Things continue to change. Online channels are measurable and optimisable to the nth degree; Amazon’s ad platform is the third largest in the US, further shortening the journey between the ad and the checkout; Facebook and Google are giving traditional media a run for their money, and that status quo is still evolving. More people, for instance, now search for products through Amazon than Google.

So that leaves brand advertising as a bit of a relic. If performance marketing, direct response, below the line, is so pragmatic and laser-guided now, why not send all your marketing budget off in search of sales, where it will really count?

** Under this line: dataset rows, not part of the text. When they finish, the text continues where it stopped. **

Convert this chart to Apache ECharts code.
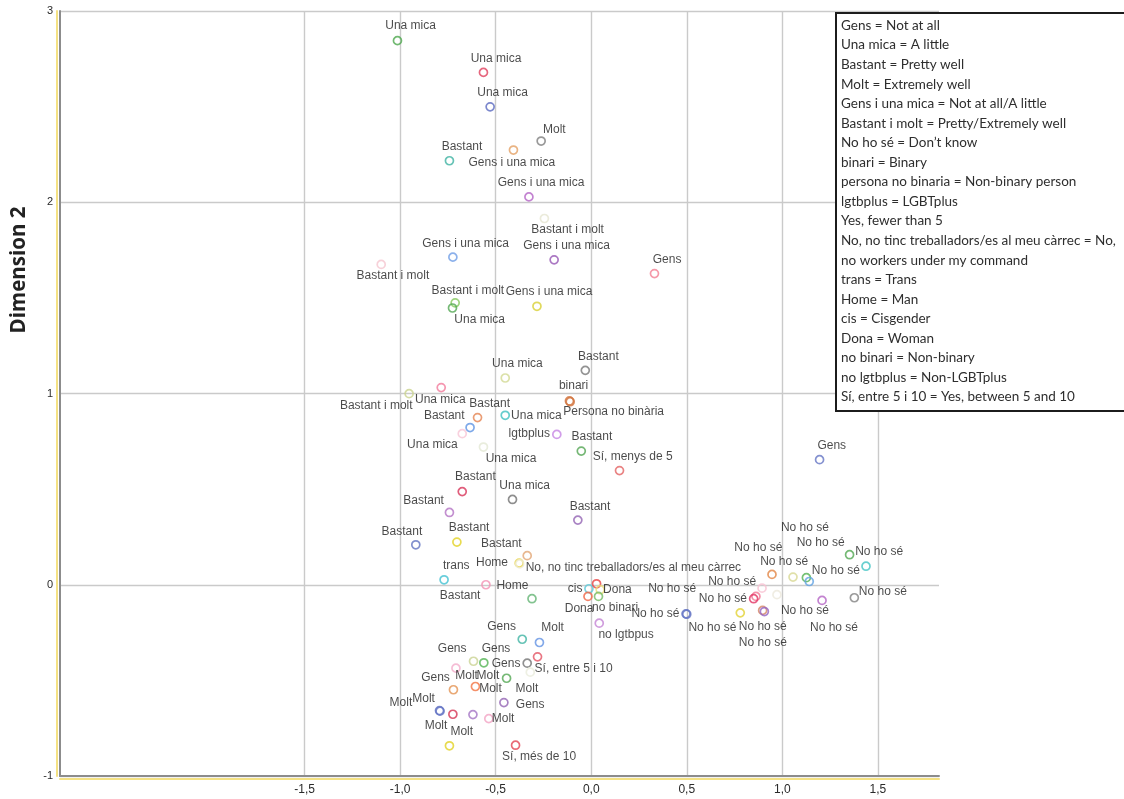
<!DOCTYPE html>
<html>
<head>
<meta charset="utf-8">
<title>Dimension 1 × Dimension 2</title>
<script src="https://cdn.jsdelivr.net/npm/echarts@6.0.0/dist/echarts.min.js"></script>
<style>
  html, body { margin: 0; padding: 0; background: #fff; }
  #chart { width: 1124px; height: 799px; }
</style>
</head>
<body>
<div id="chart"></div>
<script>
// Category points of the joint plot (dimension 1, dimension 2)
const pointLabels = [
  'Una mica', 'Una mica', 'Una mica', 'Molt', 'Gens i una mica', 'Bastant', 'Gens i una mica', 'Bastant i molt',
  'Gens i una mica', 'Gens i una mica', 'Gens', 'Bastant i molt', 'Bastant i molt', 'Una mica', 'Gens i una mica',
  'Bastant', 'Una mica', 'Bastant i molt', 'Una mica', 'binari', 'Persona no binària', 'Bastant', 'Una mica',
  'Bastant', 'Una mica', 'Una mica', 'lgtbplus', 'Bastant', 'Sí, menys de 5', 'Bastant', 'Una mica', 'Bastant',
  'Bastant', 'Gens', 'Bastant', 'Bastant', 'Bastant', 'Home', 'No, no tinc treballadors/es al meu càrrec',
  'trans', 'Bastant', 'Home', 'cis', 'Dona', '', 'Dona', 'no binari', 'no lgtbpus', 'No ho sé',
  'No ho sé', 'No ho sé', 'No ho sé', 'No ho sé', '', 'No ho sé', 'No ho sé', 'No ho sé', 'No ho sé',
  'No ho sé', 'No ho sé', 'No ho sé', 'No ho sé', 'No ho sé', 'No ho sé', 'No ho sé',
  'Gens', 'Molt', 'Sí, entre 5 i 10', 'Gens', 'Gens', 'Gens', 'Molt', 'Molt', 'Gens', 'Molt', 'Gens', 'Molt',
  'Molt', 'Molt', '', 'Molt', 'Molt', 'Sí, més de 10', 'Molt'
];

const dim1 = [
  -1.014, -0.564, -0.529, -0.262, -0.407, -0.742, -0.326, -0.245,
  -0.724, -0.194, 0.331, -1.099, -0.712, -0.726, -0.284,
  -0.031, -0.450, -0.953, -0.785, -0.114, -0.110, -0.595, -0.450,
  -0.634, -0.675, -0.564, -0.180, -0.052, 0.148, -0.675, -0.412, -0.742,
  -0.070, 1.195, -0.918, -0.703, -0.335, -0.377, -0.374,
  -0.770, -0.551, -0.310, -0.012, 0.028, 0.047, -0.017, 0.038, 0.042, 0.496,
  0.946, 1.056, 1.126, 1.141, 1.352, 1.438, 0.894, 0.862, 0.850,
  0.972, 1.377, 1.208, 0.780, 0.897, 0.906, 0.500,
  -0.361, -0.271, -0.281, -0.335, -0.616, -0.562, -0.708, -0.443, -0.721, -0.606, -0.457, -0.319,
  -0.794, -0.724, -0.619, -0.536, -0.742, -0.396, -0.791
];

const dim2 = [
  2.845, 2.679, 2.499, 2.320, 2.273, 2.217, 2.028, 1.915,
  1.713, 1.699, 1.627, 1.675, 1.474, 1.447, 1.456,
  1.121, 1.081, 0.999, 1.031, 0.961, 0.957, 0.874, 0.886,
  0.822, 0.790, 0.720, 0.786, 0.699, 0.597, 0.487, 0.446, 0.378,
  0.338, 0.654, 0.209, 0.223, 0.152, 0.113, 0.109,
  0.026, 0.000, -0.073, -0.021, 0.005, -0.026, -0.061, -0.061, -0.201, -0.152,
  0.054, 0.040, 0.037, 0.017, 0.157, 0.097, -0.018, -0.061, -0.073,
  -0.052, -0.068, -0.082, -0.147, -0.134, -0.140, -0.154,
  -0.285, -0.302, -0.377, -0.410, -0.400, -0.408, -0.436, -0.489, -0.549, -0.532, -0.616, -0.457,
  -0.658, -0.677, -0.679, -0.700, -0.842, -0.839, -0.661
];

// Ring colour of each point
const pointColors = [
  '#4ea84e', '#e0405e', '#5b6ac0', '#808080', '#e3a064', '#3fb3a3', '#b464c6', '#e6e6d2',
  '#6f9de6', '#9656b4', '#f28094', '#f5c6cf', '#86c95e', '#52a852', '#d8d034',
  '#787878', '#d2d994', '#cbd38e', '#f27c9c', '#d2743e', '#d2743e', '#e58552', '#3fc0c0',
  '#5e94e3', '#f8c6d6', '#e4e8d4', '#c585e3', '#52a552', '#e36464', '#d8345a', '#727272', '#b474c4',
  '#9464b4', '#6576c4', '#6374c2', '#e2d224', '#e2a676', '#e6d244', '#efecd6',
  '#44c2d2', '#f292b4', '#64b474', '#5ec8d8', '#e84444', '#eadc78', '#f06444', '#74ba64', '#c484d4', '#6576c4',
  '#e28444', '#d8d894', '#52b252', '#62a2e2', '#52a852', '#44c4c4', '#f8c2d2', '#f27494', '#e23464',
  '#ece8dc', '#828282', '#b464c4', '#e2d234', '#d48464', '#9464c4', '#6576c4',
  '#40b4a4', '#6494e4', '#e45464', '#747474', '#cbd394', '#54b454', '#f2acca', '#54a854', '#e49454', '#f27444', '#9464b4', '#eaecdc',
  '#6474c4', '#d43454', '#a474c4', '#f2a4c4', '#e2d224', '#e44454', '#6474c4'
];

// Where each text sits relative to its point (pixels, text centre)
const labelOffsets = [
  [14, -14], [13.4, -13.3], [13.3, -13.4], [14, -11], [-0.8, 13.3], [13.4, -13.7], [13, -13.4], [24, 11.7],
  [13.6, -12.7], [13.2, -13], [13.5, -13.3], [12.5, 12.4], [13.5, -11], [28, 13], [13, -13.7],
  [14, -13.3], [13, -13.7], [-32, 12.7], [0, 13.4], [5, -14], [44.3, 11.2], [13, -13.3], [32, 1],
  [-25, -10.6], [-29, 11.7], [28.4, 12.3], [-26.7, 0], [11.5, -13.7], [14, -12.6], [14, -13.6], [13, -13], [-25, -11],
  [13, -13], [13, -13.3], [-13, -12.6], [13, -13.4], [-25, -11.3], [-26.3, 0], [114.5, 4.2],
  [13, -13.3], [-25, 11.7], [-18.7, -12.3], [-13, 1], [21.7, 6.7], [0, 0], [-8, 13.3], [17.5, 12.3], [27.7, 12.3], [-29.7, 1],
  [13, -11.7], [12.8, -48.4], [30.3, -6.6], [12.3, -37.7], [0, 0], [14, -13.4], [-2.9, -40], [-22.9, -14.3], [-30, 0.7],
  [28.8, 16.7], [29.3, -5], [12.8, 28.3], [-27, 15.4], [1, 16.7], [-0.7, 31.7], [-13.7, -24.5],
  [-19.8, -11.4], [14, -13.7], [36.9, 12.7], [-20.3, 1], [-20.5, -11.4], [13, -13], [11.5, 8.3], [-17.8, -1.7],
  [-17.1, -11.6], [15.9, 3.3], [27.1, 3.3], [-2.5, 17.6],
  [-15.1, -10.7], [-16, 12.3], [0, 0], [15.1, 0.7], [13.2, -13.6], [24.4, 12], [-38.3, -7.8]
];

const xTickValues = [-1.5, -1.0, -0.5, 0, 0.5, 1.0, 1.5];
const yAxisTitle = 'Dimension 2';

// Key explaining the Catalan category names
const keyLines = [
  'Gens = Not at all',
  'Una mica = A little',
  'Bastant = Pretty well',
  'Molt = Extremely well',
  'Gens i una mica = Not at all/A little',
  'Bastant i molt = Pretty/Extremely well',
  'No ho sé = Don\u2019t know',
  'binari = Binary',
  'persona no binaria = Non-binary person',
  'lgtbplus = LGBTplus',
  'Yes, fewer than 5',
  'No, no tinc treballadors/es al meu càrrec = No,',
  'no workers under my command',
  'trans = Trans',
  'Home = Man',
  'cis = Cisgender',
  'Dona = Woman',
  'no binari = Non-binary',
  'no lgtbplus = Non-LGBTplus',
  'Sí, entre 5 i 10 = Yes, between 5 and 10'
];

const SYMBOL_SIZE = 8;
const half = SYMBOL_SIZE / 2;

const points = pointLabels.map((name, i) => ({
  name: name,
  value: [dim1[i], dim2[i]],
  itemStyle: { borderColor: pointColors[i] },
  label: {
    show: name !== '',
    position: [half + labelOffsets[i][0], half + labelOffsets[i][1]]
  }
}));

const chart = echarts.init(document.getElementById('chart'), null, { renderer: 'canvas' });

const commaFmt = v => v.toFixed(1).replace('.', ',');

chart.setOption({
  animation: false,
  backgroundColor: '#ffffff',
  grid: { left: 60, right: 185, top: 11, bottom: 23, containLabel: false },
  xAxis: {
    type: 'value',
    min: -2.78,
    max: 1.82,
    axisLine: {
      show: true, onZero: false,
      lineStyle: { color: '#8c8c8c', width: 2, shadowColor: '#f4e183', shadowOffsetY: 3, shadowBlur: 0 }
    },
    axisTick: { show: false, customValues: xTickValues },
    axisLabel: {
      customValues: xTickValues,
      formatter: commaFmt,
      color: '#2a2a2a', fontFamily: 'Liberation Sans, Arial, sans-serif', fontSize: 12, margin: 8
    },
    splitLine: { show: true, lineStyle: { color: '#cacaca', width: 1.4 } }
  },
  yAxis: {
    type: 'value',
    min: -1,
    max: 3,
    interval: 1,
    axisLine: {
      show: true, onZero: false,
      lineStyle: { color: '#8c8c8c', width: 2, shadowColor: '#f4e183', shadowOffsetX: -3, shadowBlur: 0 }
    },
    axisTick: { show: false },
    axisLabel: {
      color: '#2a2a2a', fontFamily: 'Liberation Sans, Arial, sans-serif', fontSize: 11, margin: 7
    },
    splitLine: { show: true, lineStyle: { color: '#cacaca', width: 1.4 } }
  },
  series: [{
    type: 'scatter',
    symbol: 'circle',
    symbolSize: SYMBOL_SIZE,
    itemStyle: { color: 'rgba(0,0,0,0)', borderWidth: 1.7 },
    label: {
      formatter: '{b}',
      align: 'center',
      verticalAlign: 'middle',
      color: '#1c1c1c',
      fontFamily: 'Liberation Sans, Arial, sans-serif',
      fontSize: 12
    },
    emphasis: { disabled: true },
    data: points
  }],
  graphic: [
    {
      type: 'text',
      x: 19, y: 270,
      rotation: Math.PI / 2,
      style: {
        text: yAxisTitle,
        font: 'bold 20.5px "Open Sans", "Noto Sans", sans-serif',
        fill: '#222',
        align: 'center',
        verticalAlign: 'middle'
      }
    },
    {
      type: 'group',
      z: 100,
      children: [
        {
          type: 'rect',
          z: 100,
          shape: { x: 836, y: 13, width: 320, height: 398 },
          style: { fill: '#ffffff', stroke: '#1c1c1c', lineWidth: 2 }
        },
        {
          type: 'text',
          z: 101,
          x: 841, y: 15.8,
          style: {
            text: keyLines.join('\n'),
            font: '13.5px Lato, "Noto Sans", sans-serif',
            lineHeight: 19.55,
            fill: '#2e2e2e',
            align: 'left',
            verticalAlign: 'top'
          }
        }
      ]
    }
  ]
});
</script>
</body>
</html>
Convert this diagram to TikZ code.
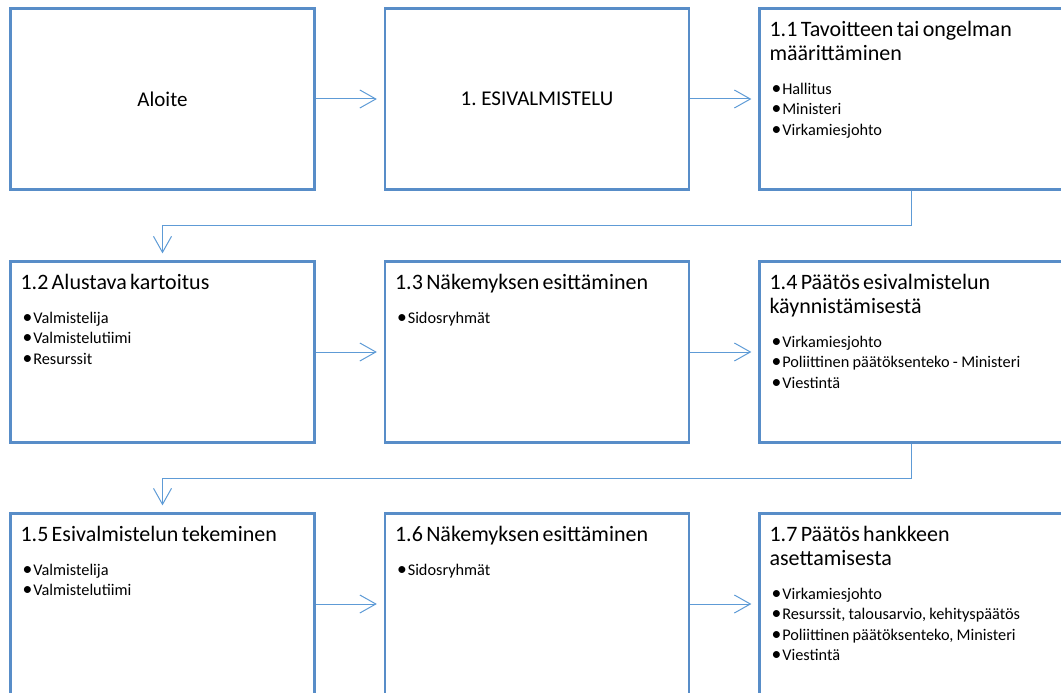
\documentclass[tikz,border=0pt]{standalone}
\usepackage{fontspec}
\setmainfont{Carlito}
\frenchspacing
\usetikzlibrary{arrows.meta,positioning}
\definecolor{boxblue}{RGB}{88,141,200}
\definecolor{lineblue}{RGB}{94,155,214}
\newcommand{\steptitle}[1]{{\fontsize{22}{24}\selectfont #1\par}\vspace{13pt}}
\newcommand{\stepitem}[1]{{\fontsize{16.3}{20.4}\selectfont\hspace*{2pt}\rlap{\scalebox{1.2}{\textbullet}}\hspace{10.7pt}#1\par}}
\tikzset{
  stepbox/.style={draw=boxblue, line width=2.25pt, minimum width=304pt, minimum height=181pt, inner sep=0pt},
  steptext/.style={anchor=base west, inner sep=0pt, text width=288pt, align=left},
  flow/.style={draw=lineblue, line width=1pt, shorten >=7pt, -{Straight Barb[length=16pt, width=18pt]}}
}
\begin{document}
\begin{tikzpicture}[x=1pt, y=1pt]
    \useasboundingbox (0,0) rectangle (1061,-693);
    % first row
    \node[stepbox, font=\fontsize{21}{24}\selectfont] (b0) at (162.5,-99) {Aloite};
    \node[stepbox, font=\fontsize{21}{24}\selectfont] (b1) at (537,-99) {1. ESIVALMISTELU};
    \node[stepbox] (b11) at (911.5,-99) {};
    % second row
    \node[stepbox] (b12) at (162.5,-352) {};
    \node[stepbox] (b13) at (537,-352) {};
    \node[stepbox] (b14) at (911.5,-352) {};
    % third row
    \node[stepbox] (b15) at (162.5,-604) {};
    \node[stepbox] (b16) at (537,-604) {};
    \node[stepbox] (b17) at (911.5,-604) {};
    % box texts
    \node[steptext] (t11) at ([xshift=11pt, yshift=-29.5pt]b11.north west) {%
      \steptitle{1.1 Tavoitteen tai ongelman\\määrittäminen}
      \stepitem{Hallitus}\stepitem{Ministeri}\stepitem{Virkamiesjohto}};
    \node[steptext] (t12) at ([xshift=11pt, yshift=-29.5pt]b12.north west) {%
      \steptitle{1.2 Alustava kartoitus}
      \stepitem{Valmistelija}\stepitem{Valmistelutiimi}\stepitem{Resurssit}};
    \node[steptext] (t13) at ([xshift=11pt, yshift=-29.5pt]b13.north west) {%
      \steptitle{1.3 Näkemyksen esittäminen}
      \stepitem{Sidosryhmät}};
    \node[steptext] (t14) at ([xshift=11pt, yshift=-29.5pt]b14.north west) {%
      \steptitle{1.4 Päätös esivalmistelun\\käynnistämisestä}
      \stepitem{Virkamiesjohto}\stepitem{Poliittinen päätöksenteko - Ministeri}\stepitem{Viestintä}};
    \node[steptext] (t15) at ([xshift=11pt, yshift=-29.5pt]b15.north west) {%
      \steptitle{1.5 Esivalmistelun tekeminen}
      \stepitem{Valmistelija}\stepitem{Valmistelutiimi}};
    \node[steptext] (t16) at ([xshift=11pt, yshift=-29.5pt]b16.north west) {%
      \steptitle{1.6 Näkemyksen esittäminen}
      \stepitem{Sidosryhmät}};
    \node[steptext] (t17) at ([xshift=11pt, yshift=-29.5pt]b17.north west) {%
      \steptitle{1.7 Päätös hankkeen\\asettamisesta}
      \stepitem{Virkamiesjohto}\stepitem{Resurssit, talousarvio, kehityspäätös}%
      \stepitem{Poliittinen päätöksenteko, Ministeri}\stepitem{Viestintä}};
    % connectors
    \draw[flow] (b0) -- (b1);
    \draw[flow] (b1) -- (b11);
    \draw[flow] (b11.south) -- ++(0,-35) -| (b12.north);
    \draw[flow] (b12) -- (b13);
    \draw[flow] (b13) -- (b14);
    \draw[flow] (b14.south) -- ++(0,-34.5) -| (b15.north);
    \draw[flow] (b15) -- (b16);
    \draw[flow] (b16) -- (b17);
\end{tikzpicture}
\end{document}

Not as simple as it sounds

As the bring-creative-closer-to-media line implies, there is no longer a hard line between advertising and performance marketing. Today’s advertising isn’t the same as traditional advertising. No longer just a 30-second TV spot, any given ad might also live distinct parallel lives as a YouTube pre-roll, a sponsored tile on the Snapchat Discover page, an Instagram Stories ad, all with opportunities to buy and encouragement to spread the word.

Sophisticated attribution means we can understand how, for example, a video on YouTube might kick off a journey, with display in the middle, then search and conversion at the end. The line between advertising and direct response has blurred. Who is to say which is which, half the time?

Blurred lines

Recent years have seen aspects of the two inexorably seeping into each other. Creative, once a fire-and-forget discipline, is now often a continuous process. Teams need to keep looking, refreshing, digging in the data, as media people challenge their creative counterparts to make the most of the ever-expanding world of opportunities.

Of course, long-term brand advertising remains vital, and even the most committed performance marketing disciple would struggle to describe a better world without it. Targeting and optimisation are formidable tools but to focus on direct response without putting brand building in the mix, for most brands, is to dig repeatedly into your cultural capital without ever replenishing it. Direct calls to action have their limits. Optimisation in a creatively airless ecosystem results in everything starting to lose its creative edge.

How much performance marketing is too much?

That question generally tends to answer itself. Performance marketing might be more focused on a call to action rather than creative concept or brand building but it is inherently good at alerting you to its own limits. Where diminishing returns set in, you regroup and find another way to go at the problem. A more pertinent question might be: how much brand advertising is too much?

It is certainly true that the audience for big, statement creative campaigns is not getting any bigger. Some of the old media users are still out there, just as they always were, but others are skipping TV and inhabiting exclusively digital platforms. Are we talking to a diminishing audience if we keep assuming that brand advertising and performance marketing are entirely separate entities?

A measurable journey

The issue, ultimately, isn’t that brand advertising is dying or performance marketing is becoming the default marketing of the future. It’s that each has borrowed aspects from the other and they will need to borrow more. So the smart agencies and marketers are scrambling to forget that there was ever much of a separation between the two.

Fast-moving digital agencies with strengths in search, social, display and content are often well-placed to inject more creativity into what they do. The harder task, perhaps, is feeding media and technological insights upstream but that is happening too.

Let’s bear in mind that our audiences don’t care about any brand’s media choices – they will just go where they go and we need to be as appealing as possible. The messages brands try to send us are no different – we are all infinitely more interested in the ends than the means. Marketers need to plan a journey that our audience wants to go on, not the one we want to force them down. And the appeal of more sophisticated attribution technology is that now we can surface, in real time, exactly how it is working. Properly measured, brands can track both brand and performance metrics, and the question of the division between the two becomes irrelevant.